Recordkeeping: How To Get All That Paper Under Control

It’s spring cleaning time, and that includes your tax paperwork. While it can get a bit confusing, there are some general guidelines that you can follow.

  • · Income tax returns. These should be kept indefinitely. You would be amazed how many times the IRS will “lose” a tax return, and this is your only way to prove original filing. You should also keep the various back-up documents associated with the return, such as W-2 forms, mortgage interest statements, year-end brokerage statements, interest/dividend income statements, etc. This may seem like overkill, but you never know when you might need these documents for other purposes.
  • · Supporting documents. These are things like cancelled checks, receipts, expense and travel diaries. With respect to retaining these items: three years minimum, five years is better, and seven years is best. How long you keep these records depends on your storage area and audit potential.
  • · Stock/bond/mutual fund purchase confirmations. These are documents that you need to retain during the time that you own the stock or mutual fund. They can be destroyed 3/5/7 years after the date of the sale of these assets. While many brokers are now reporting your fund purchase price, many records are still unavailable to them, so they cannot report your cost basis.
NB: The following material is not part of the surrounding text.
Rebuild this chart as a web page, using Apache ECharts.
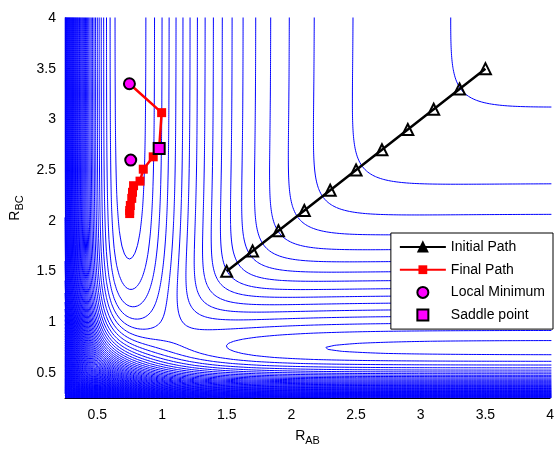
<!DOCTYPE html>
<html>
<head>
<meta charset="utf-8">
<script src="https://cdn.jsdelivr.net/npm/echarts@6/dist/echarts.min.js"></script>
<style>
  html, body { margin: 0; padding: 0; background: #fff; }
  #chart { width: 557px; height: 451px; }
</style>
</head>
<body>
<div id="chart"></div>
<script>
// Axis extents and tick labels
const AXIS_MIN = 0.25;
const AXIS_MAX = 4;
const X_TICKS = [0.5, 1, 1.5, 2, 2.5, 3, 3.5, 4];
const Y_TICKS = [0.5, 1, 1.5, 2, 2.5, 3, 3.5, 4];

// LEPS surface parameters, ordered AB, BC, AC
const LEPS_D = [4.746, 4.746, 3.445];
const LEPS_SATO = [0.05, 0.30, 0.05];
const LEPS_ALPHA = 1.942;
const LEPS_R0 = 0.742;

// Number of contour levels spread evenly between the surface min and max
const CONTOUR_COUNT = 150;
const GRID_STEP = 0.02;

// Paths and stationary points
const INITIAL_RAB = [1.5, 1.7, 1.9, 2.1, 2.3, 2.5, 2.7, 2.9, 3.1, 3.3, 3.5];
const INITIAL_RBC = [1.5, 1.7, 1.9, 2.1, 2.3, 2.5, 2.7, 2.9, 3.1, 3.3, 3.5];
const FINAL_RAB = [0.748, 0.997, 0.978, 0.932, 0.855, 0.83, 0.78, 0.772, 0.766, 0.755, 0.75, 0.75];
const FINAL_RBC = [3.351, 3.066, 2.712, 2.63, 2.508, 2.39, 2.345, 2.28, 2.22, 2.15, 2.10, 2.07];
const MIN_RAB = [0.748, 0.758];
const MIN_RBC = [3.351, 2.598];
const SADDLE_RAB = [0.978];
const SADDLE_RBC = [2.712];

const FONT = "'Liberation Sans', Arial, sans-serif";
const SQUARE = 'path://M0 0H10V10H0Z';

function coulomb(r, d) {
  const e1 = Math.exp(-LEPS_ALPHA * (r - LEPS_R0));
  return d / 2 * (1.5 * e1 * e1 - e1);
}
function exchange(r, d) {
  const e1 = Math.exp(-LEPS_ALPHA * (r - LEPS_R0));
  return d / 4 * (e1 * e1 - 6 * e1);
}
function leps(rab, rbc) {
  const r = [rab, rbc, rab + rbc];
  let q = 0;
  const j = [];
  for (let k = 0; k < 3; k++) {
    const s = 1 + LEPS_SATO[k];
    q += coulomb(r[k], LEPS_D[k]) / s;
    j.push(exchange(r[k], LEPS_D[k]) / s);
  }
  const disc = j[0] * j[0] + j[1] * j[1] + j[2] * j[2] - j[0] * j[1] - j[1] * j[2] - j[0] * j[2];
  return q - Math.sqrt(Math.max(disc, 0));
}

// Sample the surface on a regular grid
const n = Math.round((AXIS_MAX - AXIS_MIN) / GRID_STEP) + 1;
const gx = [];
for (let i = 0; i < n; i++) gx.push(AXIS_MIN + i * GRID_STEP);
const field = new Float64Array(n * n);
let vMin = Infinity, vMax = -Infinity;
for (let jy = 0; jy < n; jy++) {
  for (let ix = 0; ix < n; ix++) {
    const v = leps(gx[ix], gx[jy]);
    field[jy * n + ix] = v;
    if (v < vMin) vMin = v;
    if (v > vMax) vMax = v;
  }
}
const levels = [];
for (let k = 1; k <= CONTOUR_COUNT; k++) levels.push(vMin + (vMax - vMin) * k / (CONTOUR_COUNT + 1));

// Marching squares -> line segments in data coordinates
const segments = [];
function lerp(a, b, va, vb, lev) { return a + (b - a) * (lev - va) / (vb - va); }
for (const lev of levels) {
  for (let jy = 0; jy < n - 1; jy++) {
    const y0 = gx[jy], y1 = gx[jy + 1];
    for (let ix = 0; ix < n - 1; ix++) {
      const v00 = field[jy * n + ix], v10 = field[jy * n + ix + 1];
      const v01 = field[(jy + 1) * n + ix], v11 = field[(jy + 1) * n + ix + 1];
      const b0 = v00 > lev, b1 = v10 > lev, b2 = v11 > lev, b3 = v01 > lev;
      if (b0 === b1 && b1 === b2 && b2 === b3) continue;
      const x0 = gx[ix], x1 = gx[ix + 1];
      const pts = {};
      if (b0 !== b1) pts.e0 = [lerp(x0, x1, v00, v10, lev), y0];
      if (b1 !== b2) pts.e1 = [x1, lerp(y0, y1, v10, v11, lev)];
      if (b3 !== b2) pts.e2 = [lerp(x0, x1, v01, v11, lev), y1];
      if (b0 !== b3) pts.e3 = [x0, lerp(y0, y1, v00, v01, lev)];
      const keys = Object.keys(pts);
      if (keys.length === 2) {
        segments.push({ coords: [pts[keys[0]], pts[keys[1]]] });
      } else if (keys.length === 4) {
        const centre = (v00 + v10 + v01 + v11) / 4 > lev;
        if (centre === b0) {
          segments.push({ coords: [pts.e0, pts.e1] });
          segments.push({ coords: [pts.e2, pts.e3] });
        } else {
          segments.push({ coords: [pts.e0, pts.e3] });
          segments.push({ coords: [pts.e1, pts.e2] });
        }
      }
    }
  }
}

const zip = (a, b) => a.map((v, i) => [v, b[i]]);
const subscriptRich = {
  r: { fontSize: 14, fontFamily: FONT, color: '#000' },
  s: { fontSize: 11, fontFamily: FONT, color: '#000', padding: [9, 0, 0, 0] }
};

const chart = echarts.init(document.getElementById('chart'), null, { renderer: 'canvas' });
chart.setOption({
  animation: false,
  backgroundColor: '#ffffff',
  textStyle: { fontFamily: FONT },
  grid: { left: 65, right: 3, top: 18, bottom: 49, containLabel: false },
  xAxis: {
    type: 'value', min: AXIS_MIN, max: AXIS_MAX,
    name: '{r|R}{s|AB}', nameLocation: 'middle', nameGap: 28,
    nameTextStyle: { rich: subscriptRich },
    axisLine: { show: true, lineStyle: { color: '#000', width: 1 } },
    axisTick: { show: true, inside: true, length: 5, customValues: X_TICKS, lineStyle: { color: '#000' } },
    axisLabel: { customValues: X_TICKS, color: '#000', fontSize: 14, fontFamily: FONT, margin: 10 },
    splitLine: { show: false }
  },
  yAxis: {
    type: 'value', min: AXIS_MIN, max: AXIS_MAX,
    name: '{r|R}{s|BC}', nameLocation: 'middle', nameGap: 37, nameRotate: 90,
    nameTextStyle: { rich: subscriptRich },
    axisLine: { show: true, lineStyle: { color: '#000', width: 1 } },
    axisTick: { show: true, inside: true, length: 5, customValues: Y_TICKS, lineStyle: { color: '#000' } },
    axisLabel: { customValues: Y_TICKS, color: '#000', fontSize: 14, fontFamily: FONT, margin: 9 },
    splitLine: { show: false }
  },
  legend: {
    data: [
      { name: 'Initial Path', itemStyle: { color: '#000', borderColor: '#000' } },
      { name: 'Final Path' },
      { name: 'Local Minimum' },
      { name: 'Saddle point' }
    ],
    orient: 'vertical', right: 4, top: 233,
    backgroundColor: '#fff', borderColor: '#000', borderWidth: 1, borderRadius: 0,
    padding: [7, 8, 7, 8], itemGap: 8.7, itemWidth: 46, itemHeight: 11,
    textStyle: { fontSize: 14, fontFamily: FONT, color: '#000' },
    selectedMode: false, z: 10
  },
  series: [
    {
      name: 'contours', type: 'lines', coordinateSystem: 'cartesian2d',
      data: segments, large: true, largeThreshold: 100, progressive: 0,
      lineStyle: { color: '#0000ff', width: 1, opacity: 1 },
      silent: true, z: 1
    },
    {
      name: 'Initial Path', type: 'line', data: zip(INITIAL_RAB, INITIAL_RBC),
      symbol: 'triangle', symbolSize: 11,
      lineStyle: { color: '#000', width: 2.5 },
      itemStyle: { color: 'rgba(255,255,255,0)', borderColor: '#000', borderWidth: 2 },
      z: 5
    },
    {
      name: 'Final Path', type: 'line', data: zip(FINAL_RAB, FINAL_RBC),
      symbol: SQUARE, symbolSize: 9,
      lineStyle: { color: '#ff0000', width: 2.5 },
      itemStyle: { color: '#ff0000' },
      z: 6
    },
    {
      name: 'Local Minimum', type: 'scatter', data: zip(MIN_RAB, MIN_RBC),
      symbol: 'circle', symbolSize: 11,
      itemStyle: { color: '#ff00ff', borderColor: '#000', borderWidth: 2, opacity: 1 },
      z: 7
    },
    {
      name: 'Saddle point', type: 'scatter', data: zip(SADDLE_RAB, SADDLE_RBC),
      symbol: SQUARE, symbolSize: 11,
      itemStyle: { color: '#ff00ff', borderColor: '#000', borderWidth: 2, opacity: 1 },
      z: 7
    }
  ]
});
</script>
</body>
</html>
It’s ultimately up to you to prove your cost of these purchases.
  • · Real property escrow/title statements. These are the documents that you receive when you purchase property. They are provided to you at your property closing by your title agent, escrow agent, or attorney. These are also documents that you need to retain during the time that you own the property in order to prove your purchase price at the time that you sell the property. The ultimate purging of these documents also follows the 3/5/7 year provisions after the date of the sale.

And when you do finally decide to get rid of those old documents, do so carefully. Many documents will carry your social security number, bank/brokerage account number, and other bits of information that could lead to theft of your identity. So make sure that any documents that you get rid of are properly shredded or otherwise completely destroyed

 

Budget Issues Force IRS Closures

The IRS will close all of its operations on June 14, July 5, July 22, and August 30, 2013. The current budget situation, including the sequester, has made these closures necessary. IRS employees will be furloughed without pay on these days. Taxpayers should continue to file returns and pay any taxes due as usual, though on these days the IRS will not answer toll-free hotlines or accept or acknowledge receipt of electronically filed returns. Electronic deposits of employment and excise taxes must be made as usual.

 

Tax Filing Reminder:

July 31 is the deadline for filing 2012 retirement or employee benefit returns (5500 series) for plans on a calendar year.